Environment Variables
| Variable | Default | Description |
|---|---|---|
QUOTA_STORE_DRIVER | sqlite | Driver to use: sqlite or redis |
QUOTA_STORE_REDIS_URL | (empty) | Redis URL, e.g. redis://localhost:6379 |
QUOTA_SATURATION_THRESHOLD | 0.5 | 0..1; >= threshold activates strict mode |
QUOTA_SOFT_DEPRIORITIZE_FACTOR | 0.7 | 0..1; multiplier for soft-policy combo score |
QUOTA_CONSUMPTION_RETENTION_DAYS | 14 | Days before GC removes old quota_consumption buckets |
DB settings (quotaStore.*) override env vars.
Troubleshooting
Redis configured but not connecting
Check that ioredis is installed (npm ls ioredis) and QUOTA_STORE_REDIS_URL
is reachable. On connection failure the factory falls back to SQLite (logged at
warn).
peek returns stale / fail-open
If peek throws, enforceQuotaShare treats the result as "allow" (fail-open).

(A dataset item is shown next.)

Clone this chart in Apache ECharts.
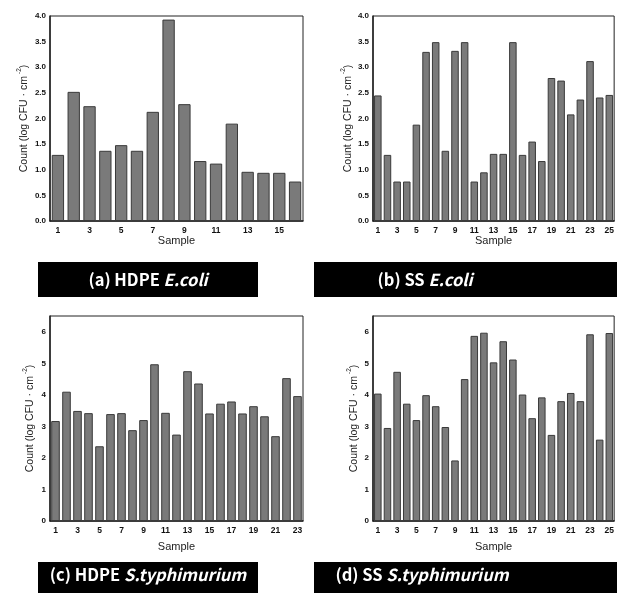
<!DOCTYPE html>
<html><head><meta charset="utf-8">
<script src="https://cdn.jsdelivr.net/npm/echarts@6/dist/echarts.min.js"></script>
<style>html,body{margin:0;padding:0;background:#fff}#c{width:617px;height:593px}</style>
</head><body><div id="c"></div>
<script>
const hdpeEcoli = [1.29,2.52,2.24,1.37,1.48,1.37,2.13,3.93,2.28,1.17,1.12,1.90,0.96,0.94,0.94,0.77];
const ssEcoli = [2.45,1.29,0.77,0.77,1.88,3.30,3.49,1.37,3.32,3.49,0.77,0.95,1.31,1.31,3.49,1.29,1.55,1.17,2.79,2.74,2.08,2.37,3.12,2.41,2.46];
const hdpeSty = [3.17,4.10,3.49,3.42,2.37,3.39,3.42,2.88,3.20,4.97,3.43,2.74,4.75,4.36,3.41,3.72,3.79,3.41,3.64,3.32,2.69,4.53,3.96];
const ssSty = [4.04,2.95,4.73,3.72,3.20,3.99,3.64,2.98,1.92,4.50,5.87,5.97,5.03,5.70,5.12,4.01,3.26,3.92,2.73,3.80,4.06,3.80,5.92,2.58,5.96];
const panelLabels = [["(a) HDPE ","E.coli"],["(b) SS ","E.coli"],["(c) HDPE ","S.typhimurium"],["(d) SS ","S.typhimurium"]];
const xName = "Sample";
const yName = "Count (log CFU · cm";

const panels = [
  {data: hdpeEcoli, grid:{left:50,top:16,width:253,height:205}, max:4, interval:0.5, dec:1, yGap:20, xGap:10},
  {data: ssEcoli, grid:{left:373,top:16,width:244,height:205}, max:4, interval:0.5, dec:1, yGap:19, xGap:10},
  {data: hdpeSty, grid:{left:50,top:316,width:253,height:205}, max:6.5, interval:1, dec:0, yGap:14, xGap:20},
  {data: ssSty, grid:{left:373,top:316,width:244,height:205}, max:6.5, interval:1, dec:0, yGap:13, xGap:20}
];
const F = "'Liberation Sans', Arial, sans-serif";
const opt = {animation:false, grid:[], xAxis:[], yAxis:[], series:[], graphic:[]};
panels.forEach((p,i)=>{
  opt.grid.push(Object.assign({show:true, borderColor:'#222', borderWidth:1, backgroundColor:'transparent'}, p.grid));
  opt.xAxis.push({type:'category', gridIndex:i, data:p.data.map((_,k)=>String(k+1)),
    name:xName, nameLocation:'middle', nameGap:p.xGap, nameTextStyle:{fontFamily:F,fontSize:11,color:'#222'},
    axisLine:{lineStyle:{color:'#222',width:1.5}}, axisTick:{show:false},
    axisLabel:{interval:1, fontFamily:F, fontSize:8.5, fontWeight:'bold', color:'#111', margin:5}});
  opt.yAxis.push({type:'value', gridIndex:i, min:0, max:p.max, interval:p.interval,
    name:'{a|'+yName+'}{s|-2}{a|)}', nameLocation:'middle', nameGap:p.yGap, nameRotate:90,
    nameTextStyle:{rich:{a:{fontFamily:F,fontSize:10.5,color:'#222',lineHeight:14,verticalAlign:'bottom'},s:{fontFamily:F,fontSize:6.5,color:'#222',lineHeight:14,verticalAlign:'top',padding:[0,0,0,2]}}},
    splitLine:{show:false}, axisLine:{show:true,lineStyle:{color:'#222',width:1.5}}, axisTick:{show:false},
    axisLabel:{showMaxLabel: p.max===4, fontFamily:F, fontSize:8, fontWeight:'bold', color:'#111', margin:4,
      formatter:v=>v.toFixed(p.dec)}});
  opt.series.push({type:'bar', xAxisIndex:i, yAxisIndex:i, data:p.data, barCategoryGap:'22%',
    itemStyle:{color:'#7a7a7a', borderColor:'#3a3a3a', borderWidth:1}});
});
const boxes = [
  {x:38,y:262,w:220,h:35,cx:148,cy:280},
  {x:314,y:262,w:303,h:35,cx:425,cy:280},
  {x:38,y:562,w:220,h:31,cx:148,cy:575},
  {x:314,y:562,w:303,h:31,cx:422,cy:575}
];
const LF = "'Noto Sans CJK KR', 'Noto Sans', sans-serif";
boxes.forEach((b,i)=>{
  opt.graphic.push({type:'rect', shape:{x:b.x,y:b.y,width:b.w,height:b.h}, style:{fill:'#000'}});
  opt.graphic.push({type:'text', x:b.cx, y:b.cy, style:{
    text:'{n|'+panelLabels[i][0]+'}{i|'+panelLabels[i][1]+'}', align:'center', verticalAlign:'middle',
    rich:{n:{fontFamily:LF,fontWeight:'bold',fontSize:16.5,fill:'#fff'},
          i:{fontFamily:LF,fontWeight:'bold',fontStyle:'italic',fontSize:16.5,fill:'#fff'}}}});
});
const chart = echarts.init(document.getElementById('c'), null, {renderer:'canvas'});
chart.setOption(opt);
</script></body></html>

Check pino logs for quota:enforce and quota:factory entries to identify
the root cause.
Consumption counter drift
If the actual provider usage differs from the counters, it is expected — the
2-bucket sliding window has ~1% error at window boundaries, and consume is
fire-and-forget post-response. The saturation signal (saturationSignals.ts)
reads the real provider utilization with a 30s TTL and adjusts globalUsedPercent
accordingly.
Pool shows "no data" for burn rate
computeBurnRate requires at least 2 historical samples. New pools without prior
consume calls will show tokensPerSecond: 0 and timeToExhaustionMs: null.
Migration from localStorage
When /dashboard/costs/quota-share first loads, the hook useLocalStoragePoolMigration
checks:
localStorage.getItem("omniroute:quota-share:pools")is non-empty.GET /api/quota/poolsreturns[](DB is empty).
If both are true, it posts each legacy pool to POST /api/quota/pools in batch,
then removes the localStorage key. The migration is idempotent: condition 2 prevents
re-migration.
DB Schema Summary
Three tables added by migrations 073–075:
quota_pools+quota_allocations— pool definitions and per-key allocations.quota_consumption— rolling 2-bucket counters per(apiKeyId, dimensionKey).provider_plans— manual provider plan overrides (dimensions JSON per connectionId).
All tables added via idempotent CREATE TABLE IF NOT EXISTS migrations.